Begin RECORDS TO PROCESS
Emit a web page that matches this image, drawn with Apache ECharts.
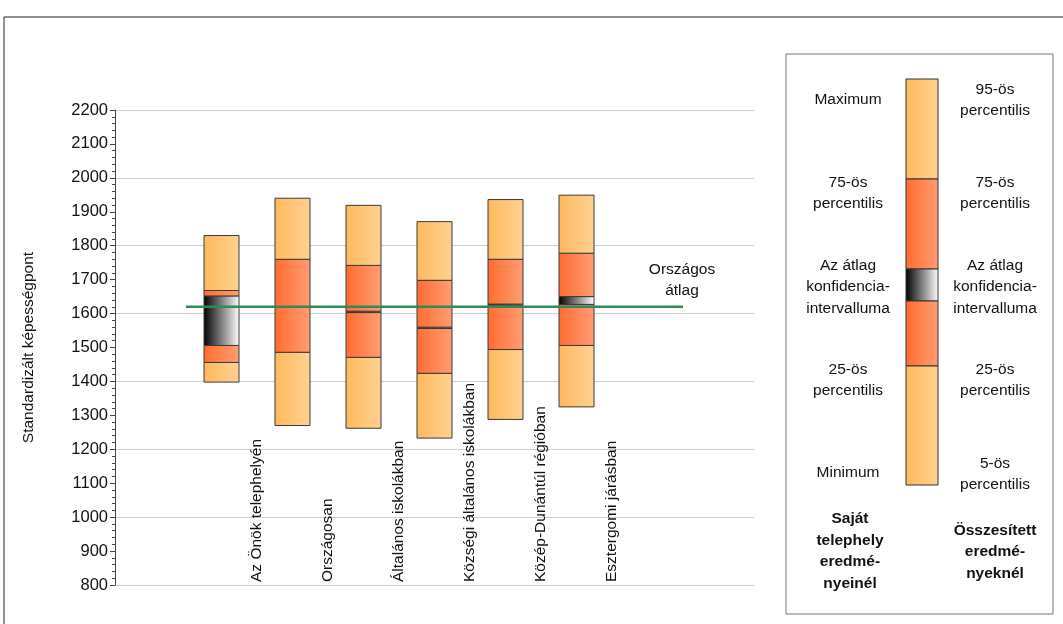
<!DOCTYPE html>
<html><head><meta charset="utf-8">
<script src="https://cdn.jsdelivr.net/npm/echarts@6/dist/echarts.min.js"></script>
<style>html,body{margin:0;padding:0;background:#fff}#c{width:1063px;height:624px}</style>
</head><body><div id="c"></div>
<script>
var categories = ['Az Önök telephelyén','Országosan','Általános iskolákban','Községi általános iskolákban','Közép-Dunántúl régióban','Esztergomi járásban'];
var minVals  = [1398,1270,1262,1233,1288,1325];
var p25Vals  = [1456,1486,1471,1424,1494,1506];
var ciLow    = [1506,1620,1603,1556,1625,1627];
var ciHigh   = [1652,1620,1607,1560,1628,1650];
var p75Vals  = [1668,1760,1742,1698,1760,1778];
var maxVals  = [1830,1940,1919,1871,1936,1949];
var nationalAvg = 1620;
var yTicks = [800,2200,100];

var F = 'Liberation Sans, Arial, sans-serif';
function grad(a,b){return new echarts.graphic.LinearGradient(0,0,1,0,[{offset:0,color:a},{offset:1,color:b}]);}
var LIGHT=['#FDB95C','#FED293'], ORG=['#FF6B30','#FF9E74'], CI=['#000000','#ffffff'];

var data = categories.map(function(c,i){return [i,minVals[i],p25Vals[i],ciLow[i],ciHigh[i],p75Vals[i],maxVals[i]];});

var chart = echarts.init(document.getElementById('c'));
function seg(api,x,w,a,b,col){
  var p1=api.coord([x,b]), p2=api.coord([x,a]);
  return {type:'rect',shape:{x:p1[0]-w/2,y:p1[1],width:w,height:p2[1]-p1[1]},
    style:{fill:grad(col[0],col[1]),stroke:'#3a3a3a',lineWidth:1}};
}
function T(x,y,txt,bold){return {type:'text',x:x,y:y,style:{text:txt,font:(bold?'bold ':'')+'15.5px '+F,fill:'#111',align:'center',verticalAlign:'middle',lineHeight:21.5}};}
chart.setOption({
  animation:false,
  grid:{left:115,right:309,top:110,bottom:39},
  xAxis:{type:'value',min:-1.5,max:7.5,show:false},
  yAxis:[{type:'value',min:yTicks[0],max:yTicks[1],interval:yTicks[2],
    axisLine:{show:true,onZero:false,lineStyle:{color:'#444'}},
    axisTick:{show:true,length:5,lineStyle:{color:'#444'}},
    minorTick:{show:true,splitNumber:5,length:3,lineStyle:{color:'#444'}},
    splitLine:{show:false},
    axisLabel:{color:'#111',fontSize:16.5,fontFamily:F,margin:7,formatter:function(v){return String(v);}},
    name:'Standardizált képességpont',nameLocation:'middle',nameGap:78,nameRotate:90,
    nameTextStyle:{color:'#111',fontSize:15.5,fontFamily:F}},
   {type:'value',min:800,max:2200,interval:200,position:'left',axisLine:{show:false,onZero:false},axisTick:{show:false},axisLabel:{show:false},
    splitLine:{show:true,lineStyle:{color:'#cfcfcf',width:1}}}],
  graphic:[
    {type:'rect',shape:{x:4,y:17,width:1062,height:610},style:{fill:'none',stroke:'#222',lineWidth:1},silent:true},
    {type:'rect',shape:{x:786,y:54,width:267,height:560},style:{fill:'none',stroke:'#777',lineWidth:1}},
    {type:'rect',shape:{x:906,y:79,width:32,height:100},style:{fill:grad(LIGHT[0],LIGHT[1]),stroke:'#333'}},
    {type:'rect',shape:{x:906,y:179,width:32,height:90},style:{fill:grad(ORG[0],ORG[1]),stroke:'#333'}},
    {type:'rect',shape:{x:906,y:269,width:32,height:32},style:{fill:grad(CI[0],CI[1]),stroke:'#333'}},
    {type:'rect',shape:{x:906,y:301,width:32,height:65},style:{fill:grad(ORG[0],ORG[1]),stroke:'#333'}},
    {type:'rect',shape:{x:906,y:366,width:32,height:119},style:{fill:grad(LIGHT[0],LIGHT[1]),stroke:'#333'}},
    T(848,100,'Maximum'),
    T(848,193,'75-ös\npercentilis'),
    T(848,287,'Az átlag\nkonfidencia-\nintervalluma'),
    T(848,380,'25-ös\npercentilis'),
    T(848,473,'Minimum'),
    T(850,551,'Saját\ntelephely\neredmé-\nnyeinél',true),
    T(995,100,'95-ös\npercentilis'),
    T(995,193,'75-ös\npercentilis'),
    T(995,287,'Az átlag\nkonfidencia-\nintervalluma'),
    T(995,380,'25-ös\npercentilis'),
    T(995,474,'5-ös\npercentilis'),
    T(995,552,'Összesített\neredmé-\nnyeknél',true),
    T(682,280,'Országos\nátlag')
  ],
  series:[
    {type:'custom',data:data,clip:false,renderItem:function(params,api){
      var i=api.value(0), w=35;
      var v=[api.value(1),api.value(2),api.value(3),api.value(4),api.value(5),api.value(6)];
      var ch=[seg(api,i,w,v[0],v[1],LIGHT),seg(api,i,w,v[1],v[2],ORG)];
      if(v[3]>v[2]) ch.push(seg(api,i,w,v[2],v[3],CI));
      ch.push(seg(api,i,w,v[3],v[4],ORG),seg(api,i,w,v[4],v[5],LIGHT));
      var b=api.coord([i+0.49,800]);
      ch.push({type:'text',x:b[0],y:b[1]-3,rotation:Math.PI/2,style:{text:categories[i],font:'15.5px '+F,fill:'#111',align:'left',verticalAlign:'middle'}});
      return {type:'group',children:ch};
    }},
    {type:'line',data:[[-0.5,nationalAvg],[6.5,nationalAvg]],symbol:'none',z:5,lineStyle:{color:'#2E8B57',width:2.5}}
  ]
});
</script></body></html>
End RECORDS TO PROCESS
Begin RECORDS TO PROCESS
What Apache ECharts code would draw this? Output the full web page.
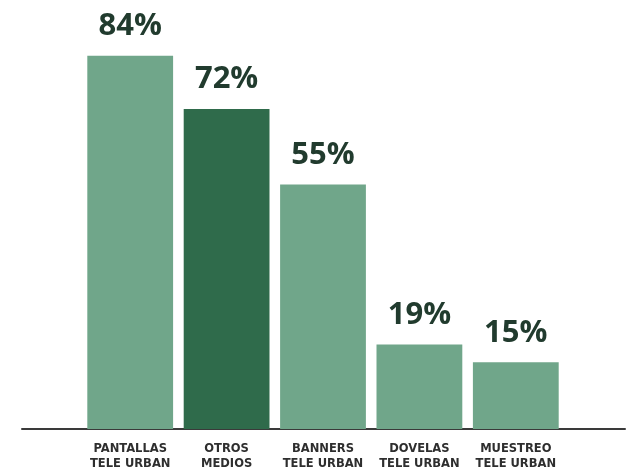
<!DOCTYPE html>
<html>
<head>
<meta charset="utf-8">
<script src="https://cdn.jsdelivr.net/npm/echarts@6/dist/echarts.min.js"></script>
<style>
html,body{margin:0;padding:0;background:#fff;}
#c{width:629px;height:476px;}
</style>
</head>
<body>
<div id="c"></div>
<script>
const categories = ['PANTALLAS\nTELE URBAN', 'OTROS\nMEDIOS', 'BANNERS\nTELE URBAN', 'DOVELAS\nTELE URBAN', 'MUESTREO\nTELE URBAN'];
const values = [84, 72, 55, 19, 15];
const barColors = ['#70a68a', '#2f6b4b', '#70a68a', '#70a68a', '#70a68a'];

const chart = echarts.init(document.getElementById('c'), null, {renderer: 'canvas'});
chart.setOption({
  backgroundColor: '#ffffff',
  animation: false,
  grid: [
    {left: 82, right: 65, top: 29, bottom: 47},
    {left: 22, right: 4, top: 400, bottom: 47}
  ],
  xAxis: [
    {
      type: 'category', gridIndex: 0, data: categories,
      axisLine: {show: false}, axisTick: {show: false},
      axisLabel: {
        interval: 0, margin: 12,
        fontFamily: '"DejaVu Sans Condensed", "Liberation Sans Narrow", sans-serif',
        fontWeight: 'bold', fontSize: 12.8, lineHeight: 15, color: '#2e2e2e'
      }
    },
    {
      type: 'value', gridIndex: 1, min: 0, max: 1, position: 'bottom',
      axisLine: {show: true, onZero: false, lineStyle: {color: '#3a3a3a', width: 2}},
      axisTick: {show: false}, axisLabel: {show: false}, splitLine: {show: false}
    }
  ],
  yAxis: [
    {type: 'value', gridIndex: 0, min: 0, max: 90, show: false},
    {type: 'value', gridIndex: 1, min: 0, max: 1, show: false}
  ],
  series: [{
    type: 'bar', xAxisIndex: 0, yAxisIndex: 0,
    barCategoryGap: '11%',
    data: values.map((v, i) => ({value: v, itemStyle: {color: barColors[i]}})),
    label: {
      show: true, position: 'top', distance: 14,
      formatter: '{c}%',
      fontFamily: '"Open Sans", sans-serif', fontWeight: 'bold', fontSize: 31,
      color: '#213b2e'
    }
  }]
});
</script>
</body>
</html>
End RECORDS TO PROCESS
- GOAL -
From the records above, give again only the part that opens with the line containing "Emit a web page" and closes with the line containing "var yTicks = [800,2200,100];". Keep both ends but drop the pictures.

- CORRECT OUTPUT -
Emit a web page that matches this image, drawn with Apache ECharts.
<!DOCTYPE html>
<html><head><meta charset="utf-8">
<script src="https://cdn.jsdelivr.net/npm/echarts@6/dist/echarts.min.js"></script>
<style>html,body{margin:0;padding:0;background:#fff}#c{width:1063px;height:624px}</style>
</head><body><div id="c"></div>
<script>
var categories = ['Az Önök telephelyén','Országosan','Általános iskolákban','Községi általános iskolákban','Közép-Dunántúl régióban','Esztergomi járásban'];
var minVals  = [1398,1270,1262,1233,1288,1325];
var p25Vals  = [1456,1486,1471,1424,1494,1506];
var ciLow    = [1506,1620,1603,1556,1625,1627];
var ciHigh   = [1652,1620,1607,1560,1628,1650];
var p75Vals  = [1668,1760,1742,1698,1760,1778];
var maxVals  = [1830,1940,1919,1871,1936,1949];
var nationalAvg = 1620;
var yTicks = [800,2200,100];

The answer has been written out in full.